Nazir Ahmed, a representative of traders in Parachinar, said that the closure has badly affected their businesses.
Last Sunday’s clash at the Laka Tega border post left five Pakistani paramilitary soldiers dead. Pakistan’s Foreign Office said earlier this week that the incident was addressed through “diplomatic and military channels.”
But Ahmed says labourers have sat idle for the past week watching their wares spoil as the Khar Lachi border point has remained shut since Sunday.
A security official, who spoke on condition of anonymity because he was not authorised to brief reporters, said the border will only be reopened after the area’s tribes from both sides meet.
DEMANDS
Separately, traders from North Waziristan have called off a week-long protest in Islamabad after the army agreed to compensate them for losses to their businesses owing to an anti-terror operation in the region, an official said.

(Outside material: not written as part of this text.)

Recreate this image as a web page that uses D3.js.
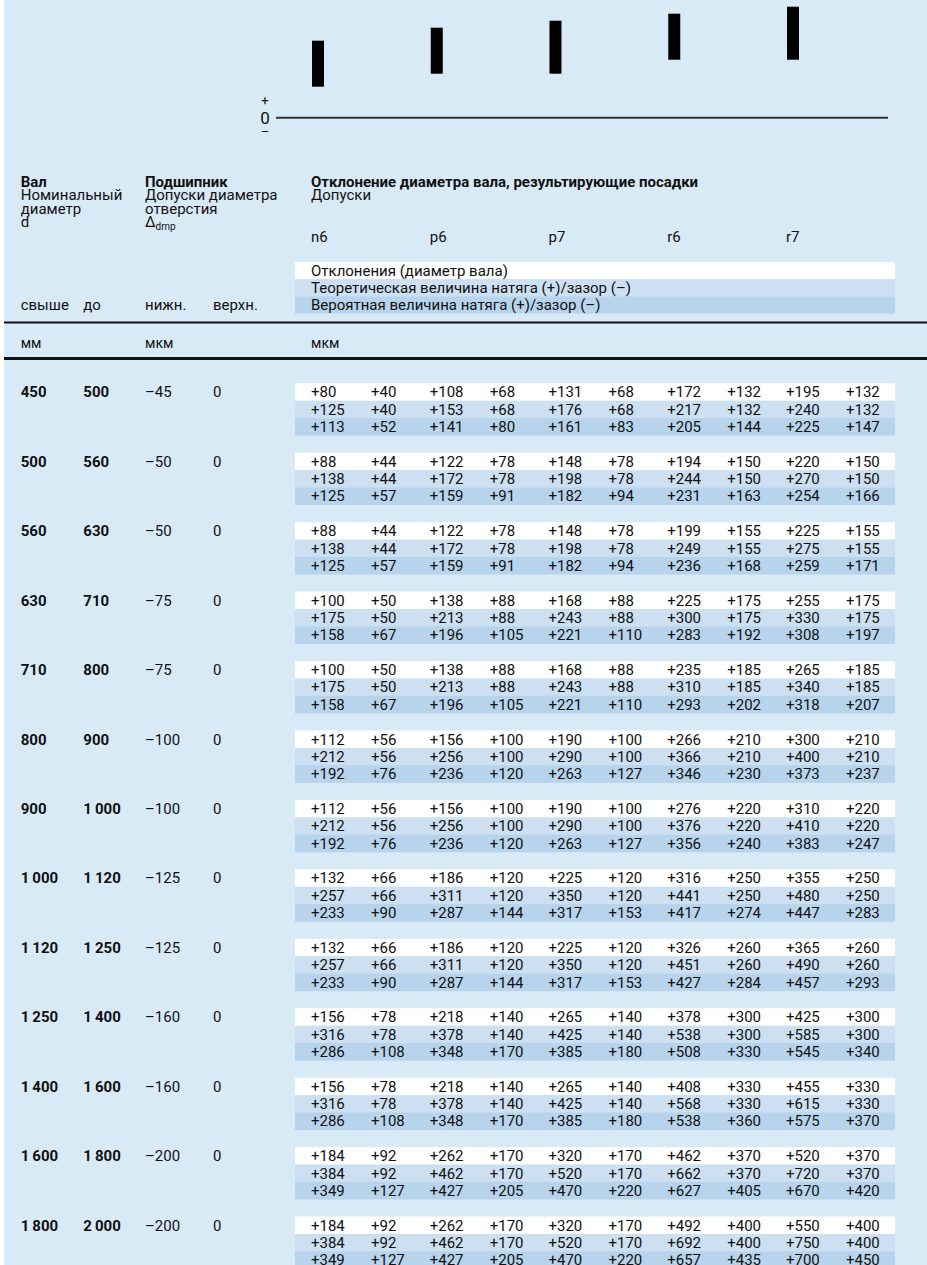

The association had began the protest last week after an year of unsuccessful talks with the provincial government in North Waziristan, where they already carried out several protests to demand that the government and the Army help them in rebuilding businesses destroyed in an anti-terror campaign, Efe news reported.
“Last night at 11pm, we called off our protest after assurance from the Army,” Zaheen Ullah, president of the Traders Association of North Waziristan, said.

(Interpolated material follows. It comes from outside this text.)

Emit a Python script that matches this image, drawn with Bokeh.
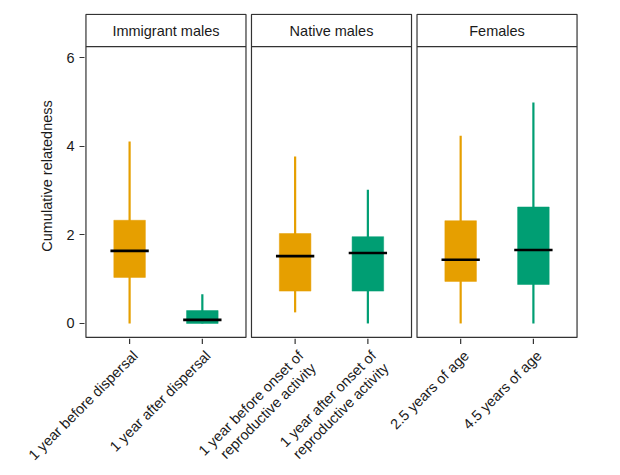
import math
from bokeh.plotting import figure
from bokeh.models import Range1d, FixedTicker, ColumnDataSource
from bokeh.embed import file_html
from bokeh.resources import INLINE
from bokeh.core.properties import value

# ---- data ----
panels = ["Immigrant males", "Native males", "Females"]
labels = ["1 year before dispersal", "1 year after dispersal",
          "1 year before onset of\nreproductive activity",
          "1 year after onset of\nreproductive activity",
          "2.5 years of age", "4.5 years of age"]
panel_of = [0, 0, 1, 1, 2, 2]
slot = [0, 1, 0, 1, 0, 1]
lower = [0.00, 0.00, 0.25, 0.00, 0.00, 0.00]
q1 = [1.04, 0.00, 0.73, 0.73, 0.95, 0.88]
median = [1.64, 0.08, 1.52, 1.59, 1.44, 1.66]
q3 = [2.33, 0.29, 2.03, 1.96, 2.32, 2.63]
upper = [4.11, 0.66, 3.77, 3.02, 4.24, 4.99]
colors = ["#E69F00", "#009E73", "#E69F00", "#009E73", "#E69F00", "#009E73"]
y_ticks = [0, 2, 4, 6]

# ---- layout ----
W = 2.2          # panel width (two categories, 0.6 expansion)
G = 0.0756       # gap between panels
Y0, YS, YT = -0.316, 6.25, 6.98   # panel bottom, strip bottom, strip top
YLO, YHI = -0.34, 7.0
XLO, XHI = -0.02, 3 * W + 2 * G + 0.02
FIG_W = 612
LEFT, RIGHT, TOP = 84, 34, 13
FRAME_H = 325
FRAME_W = FIG_W - LEFT - RIGHT
PXU = FRAME_W / (XHI - XLO)       # pixels per x unit
LAB_H = 124                        # height of the label strip below
FONT = "Liberation Sans"
INK = "#333333"
TXT = "#1a1a1a"

pleft = [k * (W + G) for k in range(len(panels))]
xs = [pleft[p] + 0.6 + s for p, s in zip(panel_of, slot)]

p = figure(width=FIG_W, height=TOP + FRAME_H, output_backend="svg",
           toolbar_location=None, x_axis_location=None,
           x_range=Range1d(XLO, XHI), y_range=Range1d(YLO, YHI),
           min_border_left=LEFT, min_border_right=RIGHT, min_border_top=TOP,
           min_border_bottom=0)
p.outline_line_color = None
p.xgrid.visible = False
p.ygrid.visible = False

# panels and strips
p.quad(left=pleft, right=[l + W for l in pleft], bottom=[Y0] * 3, top=[YT] * 3,
       fill_color=None, line_color=INK, line_width=1.2)
p.segment(x0=pleft, x1=[l + W for l in pleft], y0=[YS] * 3, y1=[YS] * 3,
          line_color=INK, line_width=1.2)
p.text(x=[l + W / 2 for l in pleft], y=[(YS + YT) / 2] * 3, text=panels,
       text_align="center", text_baseline="middle", text_font=value(FONT),
       text_font_size="14.5px", text_color=TXT)

src = ColumnDataSource(dict(x=xs, lower=lower, q1=q1, med=median, q3=q3,
                            upper=upper, color=colors,
                            mx0=[x - 0.2635 for x in xs],
                            mx1=[x + 0.2635 for x in xs]))
p.segment(x0="x", x1="x", y0="lower", y1="upper", line_color="color",
          line_width=2.2, source=src)
p.vbar(x="x", width=0.434, bottom="q1", top="q3", fill_color="color",
       line_color="color", line_width=0.5, source=src)
p.segment(x0="mx0", x1="mx1", y0="med", y1="med", line_color="black",
          line_width=2.6, source=src)

# y axis
p.yaxis.ticker = FixedTicker(ticks=y_ticks)
p.yaxis.axis_line_color = None
p.yaxis.major_tick_out = 5
p.yaxis.major_tick_in = 0
p.yaxis.major_tick_line_color = INK
p.yaxis.minor_tick_line_color = None
p.yaxis.major_label_text_font = FONT
p.yaxis.major_label_text_font_size = "14.5px"
p.yaxis.major_label_text_color = TXT
p.yaxis.major_label_standoff = 5
p.yaxis.axis_label = "Cumulative relatedness"
p.yaxis.axis_label_text_font = FONT
p.yaxis.axis_label_text_font_size = "14.5px"
p.yaxis.axis_label_text_font_style = "normal"
p.yaxis.axis_label_text_color = TXT
p.yaxis.axis_label_standoff = 8

# x ticks and rotated category labels: a strip sharing the same x scale
q = figure(width=FIG_W, height=LAB_H, output_backend="svg",
           toolbar_location=None, x_axis_location=None, y_axis_location=None,
           x_range=Range1d(XLO - LEFT / PXU, XHI + RIGHT / PXU),
           y_range=Range1d(0, LAB_H),
           min_border_left=0, min_border_right=0, min_border_top=0,
           min_border_bottom=0)
q.outline_line_color = None
q.xgrid.visible = False
q.ygrid.visible = False
q.segment(x0=xs, x1=xs, y0=[LAB_H] * len(xs), y1=[LAB_H - 5.5] * len(xs),
          line_color=INK, line_width=1.2)
q.text(x=xs, y=[LAB_H - 9] * len(xs), text=labels, angle=math.pi / 4,
       text_align="right", text_baseline="top", text_font=value(FONT),
       text_font_size="14.5px", text_color=TXT, text_line_height=1.1)

open("out.html", "w").write(file_html([p, q], INLINE))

Association representatives had met Major General Asif Ghafoor, Director General of the Inter Services Press Office of the army on Friday night, who had assured them that their demands would be met.
Representatives from the army, local administration and tribal leaders will meet on Sunday to estimate the damages and establish a timeline for the compensations, he added.
The army had launched operation “Zarb-e-azb” in June 2014 against insurgent groups in the province, which included aerial bombings and land strikes. The crackdown displaced around a million people in two years according to official data.
The operation also killed 3,500 people, identified by the Army as “terrorists,” although that was yet to be independently verified.